* _Given entries_:
** begin **

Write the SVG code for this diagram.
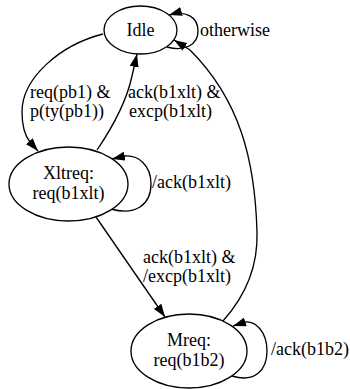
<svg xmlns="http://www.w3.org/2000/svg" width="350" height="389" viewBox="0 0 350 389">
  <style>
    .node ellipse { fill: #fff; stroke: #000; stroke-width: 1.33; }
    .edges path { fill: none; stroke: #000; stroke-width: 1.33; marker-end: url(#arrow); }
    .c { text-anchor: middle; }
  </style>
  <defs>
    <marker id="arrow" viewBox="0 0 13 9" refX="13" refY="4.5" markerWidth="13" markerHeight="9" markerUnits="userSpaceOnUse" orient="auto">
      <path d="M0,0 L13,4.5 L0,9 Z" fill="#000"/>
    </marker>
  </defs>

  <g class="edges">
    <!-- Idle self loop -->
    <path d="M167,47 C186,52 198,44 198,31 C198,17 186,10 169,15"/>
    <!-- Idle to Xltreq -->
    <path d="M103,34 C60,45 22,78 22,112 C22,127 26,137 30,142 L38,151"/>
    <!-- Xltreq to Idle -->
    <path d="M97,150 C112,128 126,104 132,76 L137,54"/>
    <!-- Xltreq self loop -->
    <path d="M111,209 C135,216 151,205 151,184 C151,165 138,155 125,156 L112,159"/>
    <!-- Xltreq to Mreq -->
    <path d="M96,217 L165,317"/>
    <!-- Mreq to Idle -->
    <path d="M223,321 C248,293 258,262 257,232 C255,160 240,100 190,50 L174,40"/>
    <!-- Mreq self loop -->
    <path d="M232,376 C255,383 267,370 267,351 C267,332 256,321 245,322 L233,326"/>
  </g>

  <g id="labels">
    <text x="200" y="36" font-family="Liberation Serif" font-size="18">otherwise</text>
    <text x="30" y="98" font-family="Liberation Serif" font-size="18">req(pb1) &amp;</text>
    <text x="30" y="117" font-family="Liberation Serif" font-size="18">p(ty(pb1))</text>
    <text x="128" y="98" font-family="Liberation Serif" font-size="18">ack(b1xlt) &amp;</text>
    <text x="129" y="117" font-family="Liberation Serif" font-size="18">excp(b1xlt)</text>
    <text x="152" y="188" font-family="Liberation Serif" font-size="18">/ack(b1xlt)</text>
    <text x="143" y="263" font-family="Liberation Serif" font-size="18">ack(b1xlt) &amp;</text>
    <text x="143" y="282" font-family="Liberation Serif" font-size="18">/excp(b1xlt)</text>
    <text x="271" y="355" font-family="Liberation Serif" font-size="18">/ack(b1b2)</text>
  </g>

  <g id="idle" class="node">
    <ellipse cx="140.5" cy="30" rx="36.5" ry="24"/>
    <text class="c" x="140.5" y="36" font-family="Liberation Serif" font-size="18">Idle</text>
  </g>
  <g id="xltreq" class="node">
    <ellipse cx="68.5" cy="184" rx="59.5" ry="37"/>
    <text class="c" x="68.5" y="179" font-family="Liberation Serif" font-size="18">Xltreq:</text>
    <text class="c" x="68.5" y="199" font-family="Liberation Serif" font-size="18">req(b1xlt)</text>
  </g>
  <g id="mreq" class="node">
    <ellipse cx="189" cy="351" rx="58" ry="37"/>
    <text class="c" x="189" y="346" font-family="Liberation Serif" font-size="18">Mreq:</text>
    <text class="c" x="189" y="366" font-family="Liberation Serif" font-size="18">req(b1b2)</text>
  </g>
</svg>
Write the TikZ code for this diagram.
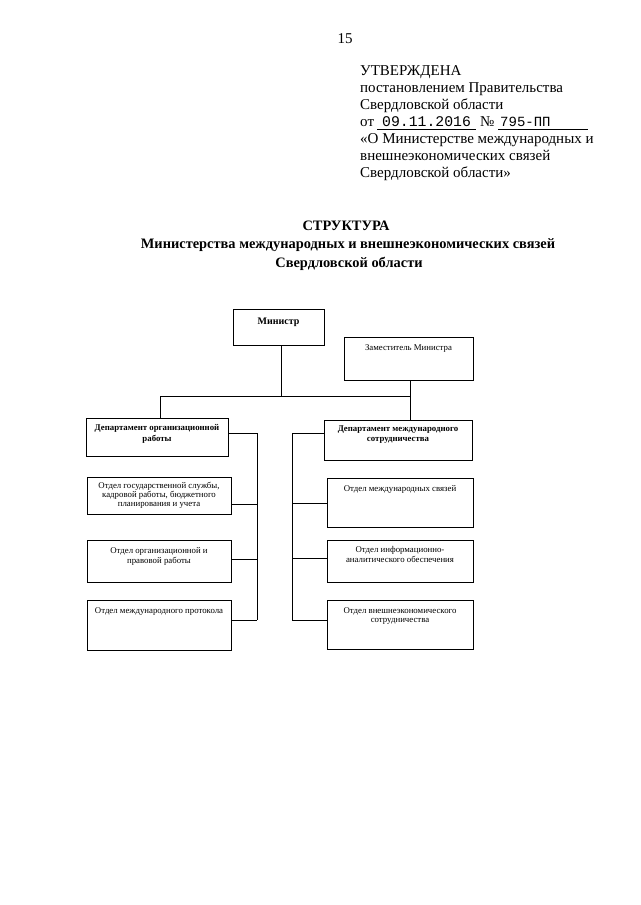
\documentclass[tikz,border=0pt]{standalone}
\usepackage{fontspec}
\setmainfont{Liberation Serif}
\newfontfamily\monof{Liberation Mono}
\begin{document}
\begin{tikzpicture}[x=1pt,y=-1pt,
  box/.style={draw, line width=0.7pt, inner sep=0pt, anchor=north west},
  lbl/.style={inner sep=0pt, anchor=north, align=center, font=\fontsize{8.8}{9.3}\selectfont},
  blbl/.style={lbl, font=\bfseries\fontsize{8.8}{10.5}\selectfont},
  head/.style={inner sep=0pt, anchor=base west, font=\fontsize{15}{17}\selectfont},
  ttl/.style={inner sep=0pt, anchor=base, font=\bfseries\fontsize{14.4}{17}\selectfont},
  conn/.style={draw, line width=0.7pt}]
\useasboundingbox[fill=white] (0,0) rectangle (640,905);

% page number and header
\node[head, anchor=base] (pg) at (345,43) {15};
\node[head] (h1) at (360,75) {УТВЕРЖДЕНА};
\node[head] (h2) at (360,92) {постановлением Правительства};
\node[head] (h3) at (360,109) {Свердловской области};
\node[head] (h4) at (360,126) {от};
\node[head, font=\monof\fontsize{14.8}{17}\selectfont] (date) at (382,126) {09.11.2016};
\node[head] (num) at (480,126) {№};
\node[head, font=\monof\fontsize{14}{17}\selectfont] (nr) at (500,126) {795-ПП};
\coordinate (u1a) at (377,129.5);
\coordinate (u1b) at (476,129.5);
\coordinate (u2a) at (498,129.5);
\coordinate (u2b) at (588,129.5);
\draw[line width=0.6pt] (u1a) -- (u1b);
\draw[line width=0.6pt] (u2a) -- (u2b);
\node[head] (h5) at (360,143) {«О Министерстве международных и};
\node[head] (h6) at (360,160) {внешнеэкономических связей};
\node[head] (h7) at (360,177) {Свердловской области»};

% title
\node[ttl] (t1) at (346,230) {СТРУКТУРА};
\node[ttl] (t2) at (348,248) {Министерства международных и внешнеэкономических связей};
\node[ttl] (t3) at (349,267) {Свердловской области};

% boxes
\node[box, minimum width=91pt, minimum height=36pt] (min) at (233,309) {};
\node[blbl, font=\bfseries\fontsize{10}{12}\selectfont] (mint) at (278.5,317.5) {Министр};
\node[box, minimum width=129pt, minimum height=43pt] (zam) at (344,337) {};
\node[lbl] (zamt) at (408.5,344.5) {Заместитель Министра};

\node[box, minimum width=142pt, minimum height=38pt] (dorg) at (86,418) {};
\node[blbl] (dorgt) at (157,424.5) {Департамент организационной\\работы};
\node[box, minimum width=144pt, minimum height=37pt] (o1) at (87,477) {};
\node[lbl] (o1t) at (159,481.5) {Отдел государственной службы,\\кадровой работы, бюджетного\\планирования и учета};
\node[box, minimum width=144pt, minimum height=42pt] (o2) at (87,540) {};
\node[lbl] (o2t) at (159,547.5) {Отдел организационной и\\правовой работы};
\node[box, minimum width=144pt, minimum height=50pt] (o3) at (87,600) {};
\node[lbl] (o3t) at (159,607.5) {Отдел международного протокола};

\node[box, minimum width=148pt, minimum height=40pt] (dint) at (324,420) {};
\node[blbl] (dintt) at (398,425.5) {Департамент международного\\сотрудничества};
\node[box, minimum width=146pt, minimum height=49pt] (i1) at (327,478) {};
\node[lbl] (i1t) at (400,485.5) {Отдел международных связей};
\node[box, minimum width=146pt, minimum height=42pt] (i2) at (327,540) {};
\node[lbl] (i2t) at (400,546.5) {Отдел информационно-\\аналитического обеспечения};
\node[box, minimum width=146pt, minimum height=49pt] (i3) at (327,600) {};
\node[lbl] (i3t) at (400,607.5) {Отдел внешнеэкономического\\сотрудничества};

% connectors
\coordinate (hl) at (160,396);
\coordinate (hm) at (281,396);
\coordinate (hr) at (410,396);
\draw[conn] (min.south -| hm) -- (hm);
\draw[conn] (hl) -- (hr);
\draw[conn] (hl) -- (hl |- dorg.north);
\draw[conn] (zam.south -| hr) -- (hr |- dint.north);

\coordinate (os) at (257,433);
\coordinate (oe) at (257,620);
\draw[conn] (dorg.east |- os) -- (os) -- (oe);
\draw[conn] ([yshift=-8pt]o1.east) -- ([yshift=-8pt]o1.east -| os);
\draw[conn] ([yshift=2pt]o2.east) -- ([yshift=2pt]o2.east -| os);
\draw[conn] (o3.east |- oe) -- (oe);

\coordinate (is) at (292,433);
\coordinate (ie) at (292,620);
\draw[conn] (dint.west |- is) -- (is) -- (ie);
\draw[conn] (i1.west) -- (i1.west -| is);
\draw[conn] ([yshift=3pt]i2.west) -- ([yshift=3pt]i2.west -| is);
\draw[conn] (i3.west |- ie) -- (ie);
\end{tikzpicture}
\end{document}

** end **

* _Directions_: Your task is to retype exactly the lines from the one containing "Write the TikZ code for this diagram." through the one containing "(0,0) rectangle (640,905);", leaving every picture out.

* _Completed task_:
Write the TikZ code for this diagram.
\documentclass[tikz,border=0pt]{standalone}
\usepackage{fontspec}
\setmainfont{Liberation Serif}
\newfontfamily\monof{Liberation Mono}
\begin{document}
\begin{tikzpicture}[x=1pt,y=-1pt,
  box/.style={draw, line width=0.7pt, inner sep=0pt, anchor=north west},
  lbl/.style={inner sep=0pt, anchor=north, align=center, font=\fontsize{8.8}{9.3}\selectfont},
  blbl/.style={lbl, font=\bfseries\fontsize{8.8}{10.5}\selectfont},
  head/.style={inner sep=0pt, anchor=base west, font=\fontsize{15}{17}\selectfont},
  ttl/.style={inner sep=0pt, anchor=base, font=\bfseries\fontsize{14.4}{17}\selectfont},
  conn/.style={draw, line width=0.7pt}]
\useasboundingbox[fill=white] (0,0) rectangle (640,905);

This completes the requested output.